REPUBLIKA.CO.ID, JAKARTA -- Komisi Pemberantasan Korupsi (KPK) memberikan catatan terkait realokasi anggaran yang dilakukan Pemda Sulteng dalam penanganan pandemi Covid-19. Dari data kumulatif seluruh pemda di Indonesia, anggaran Sulteng termasuk salah satu yang terbesar.
Mengutip data dari Kementerian Dalam Negeri per tanggal 16 Mei 2020, pemda Sulteng telah mengalokasikan anggaran percepatan penanganan Covid-19 sebesar Rp 900 miliar. Terdiri dari penanganan dampak ekonomi sebesar 14 persen atau Rp 125,8 miliar.
Kemudian, anggaran untuk jaring pengamanan sosial sebesar 22 persen atau Rp 200,4 miliar dan yang terbesar, alokasi untuk kesehatan sebesar 64 peresen atau Rp 573,8 miliar. "KPK mengimbau kepada pemda agar secara optimal memberdayakan peran Aparat Pengawasan Intern Pemerintah (APIP), Lembaga Kebijakan Pengadaan Barang/Jasa Pemerintah (LKPP) dan Badan Pengawasan Keuangan dan Pembangunan (BPKP) perwakilan dalam melakukan langkah-langkah percepatan penanganan Covid-19, termasuk dalam pemberian bansos," kata Wakil Ketua KPK Nawawi Pomolango dalam keterangannya, Jumat (19/6).
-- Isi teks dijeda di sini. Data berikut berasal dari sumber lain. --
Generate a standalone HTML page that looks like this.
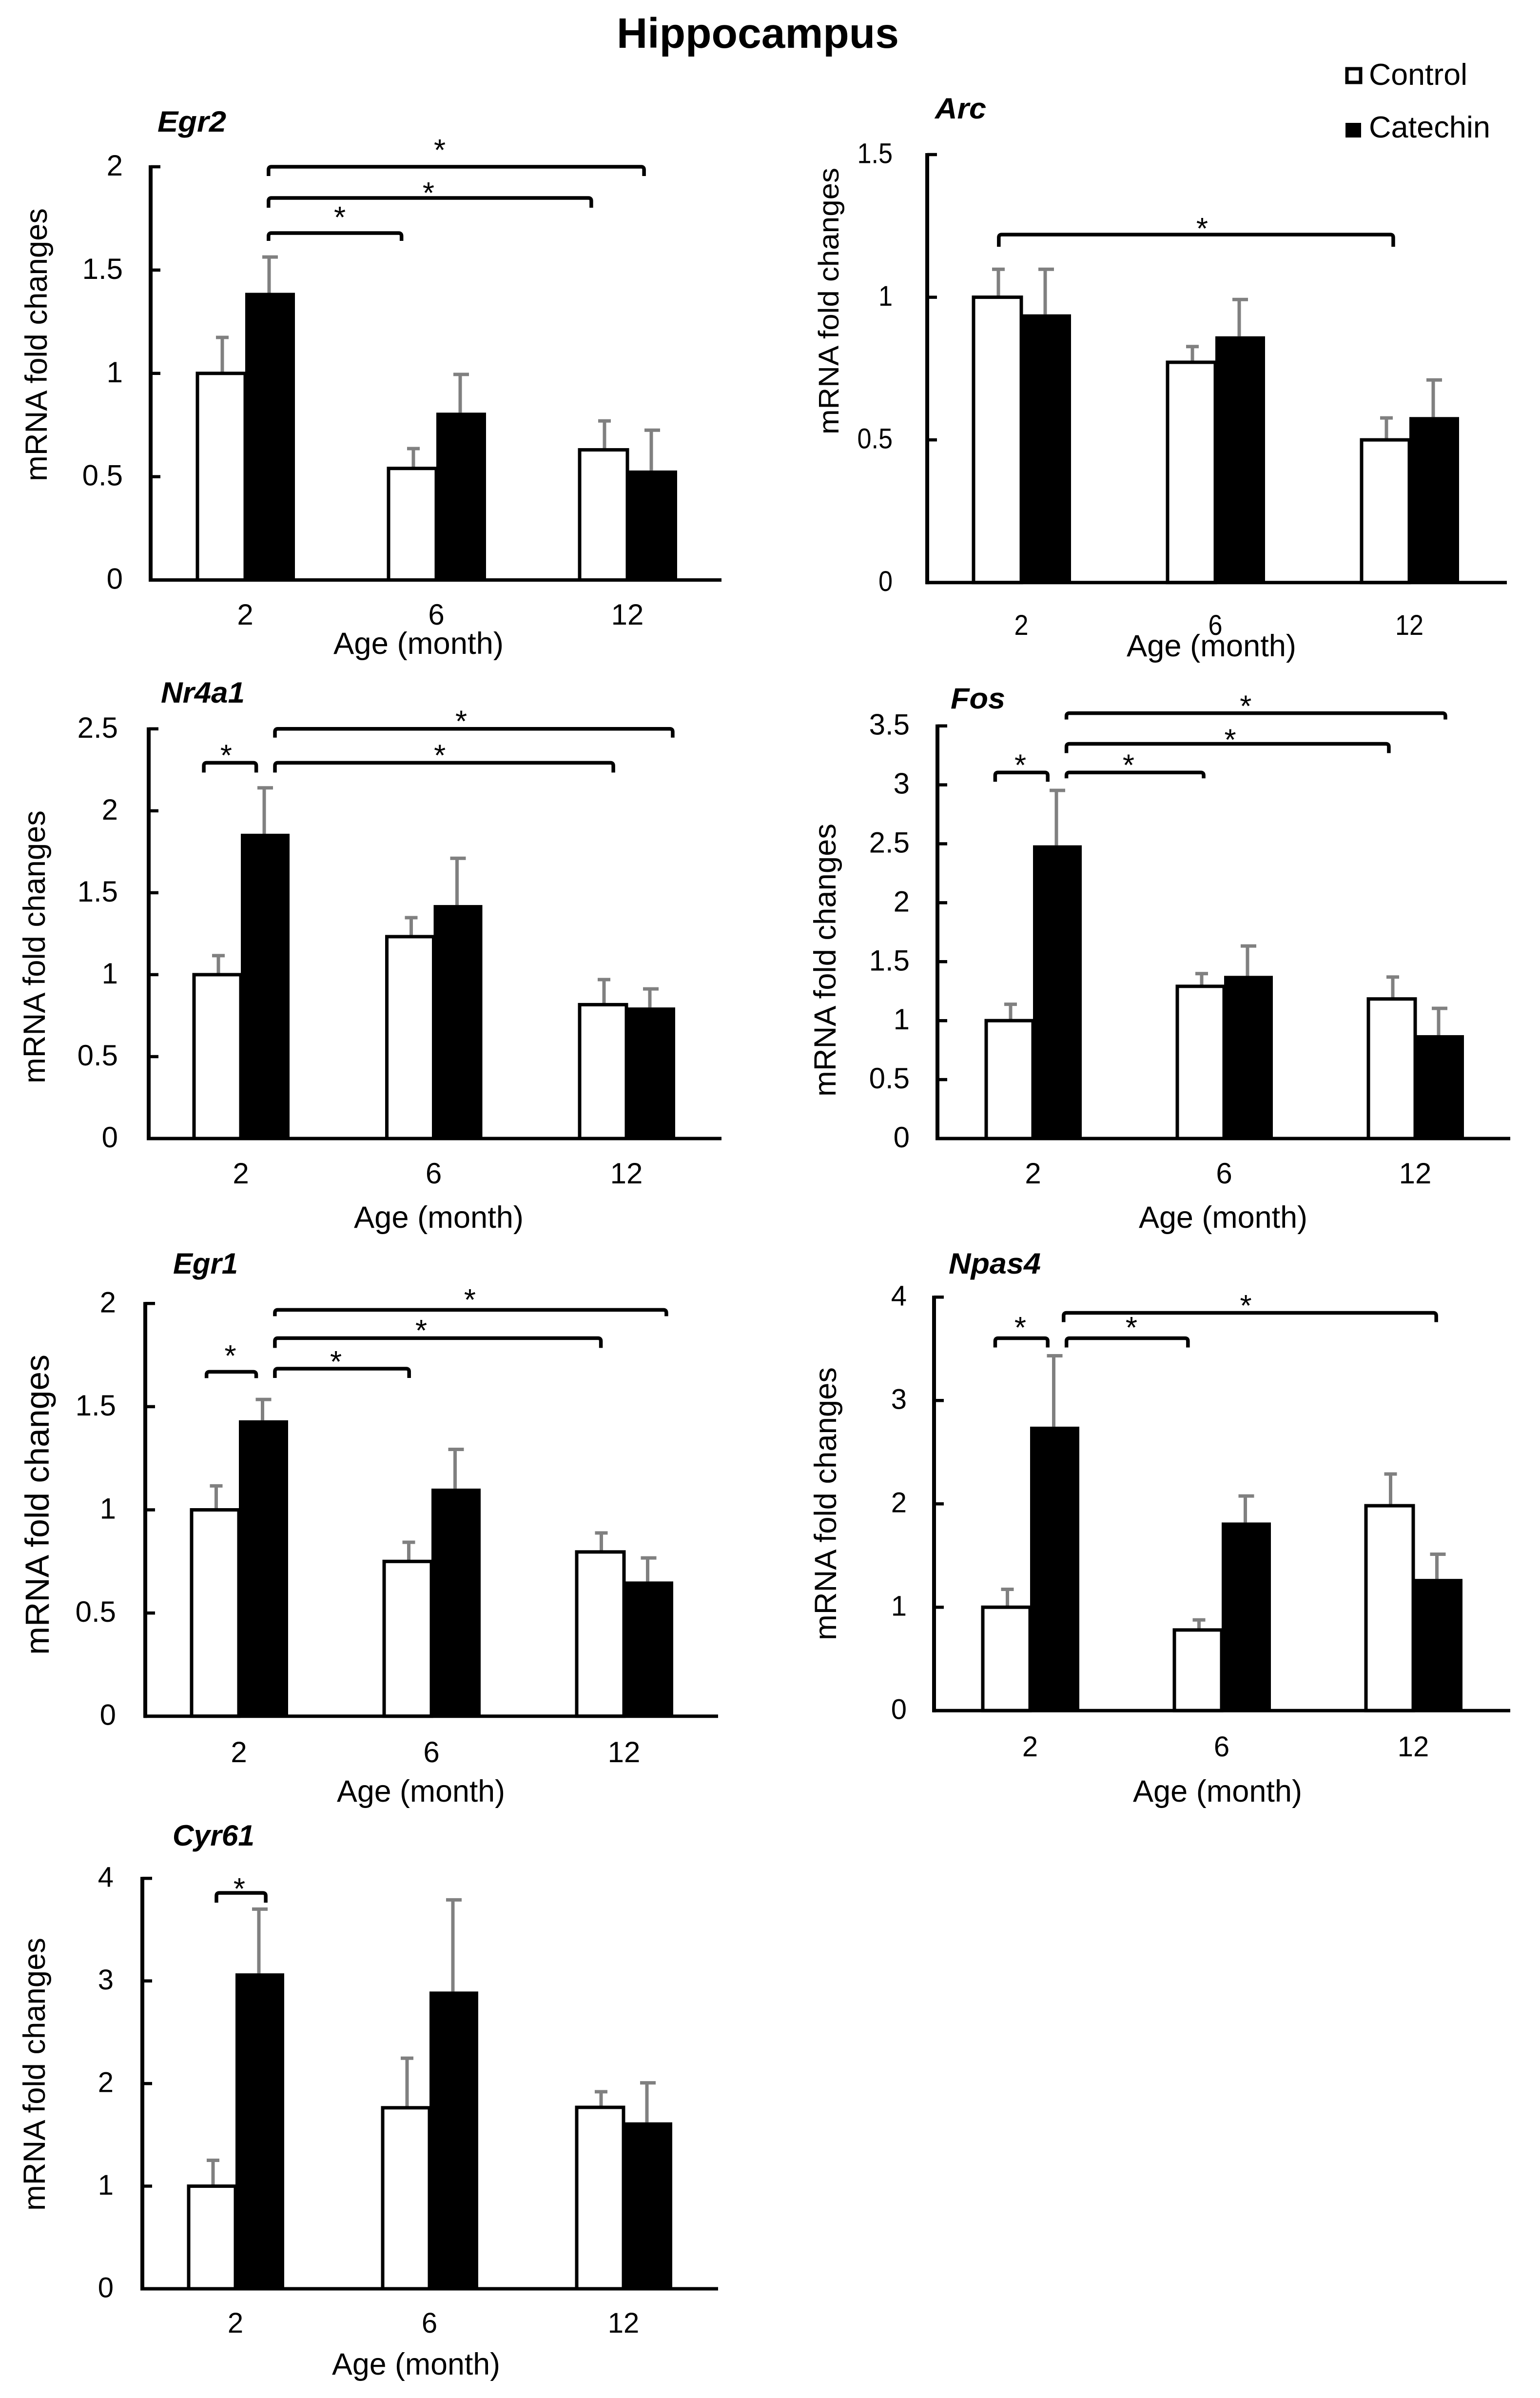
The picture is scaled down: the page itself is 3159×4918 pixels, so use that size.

Nawawi mengatakan, ketiga pihak tersebut telah diberikan mandat melakukan pengawasan dan pendampingan daerah terkait pengadaan barang dan jasa pemerintah (PBJ) dalam penanganan Covid-19. KPK juga merekomendasikan kepada pemda agar bansos diberikan berdasarkan Nomor Induk Kependudukan (NIK) dan Data Terpadu Kesejahteraan Sosial (DTKS).
KPK menilai dalam implementasinya penyaluran bansos masih terdapat persoalan. Pangkalnya adalah kesatuan data sebagai dasar pemberian bansos yang masih belum andal.
KPK sebelumnya telah menerbitkan Surat Edaran terkait penggunaan anggaran pelaksanaan PBJ dalam rangka percepatan penanganan Covid-19 dan penggunaan DTKS dan Non-DTKS dalam pemberian bansos kepada masyarakat.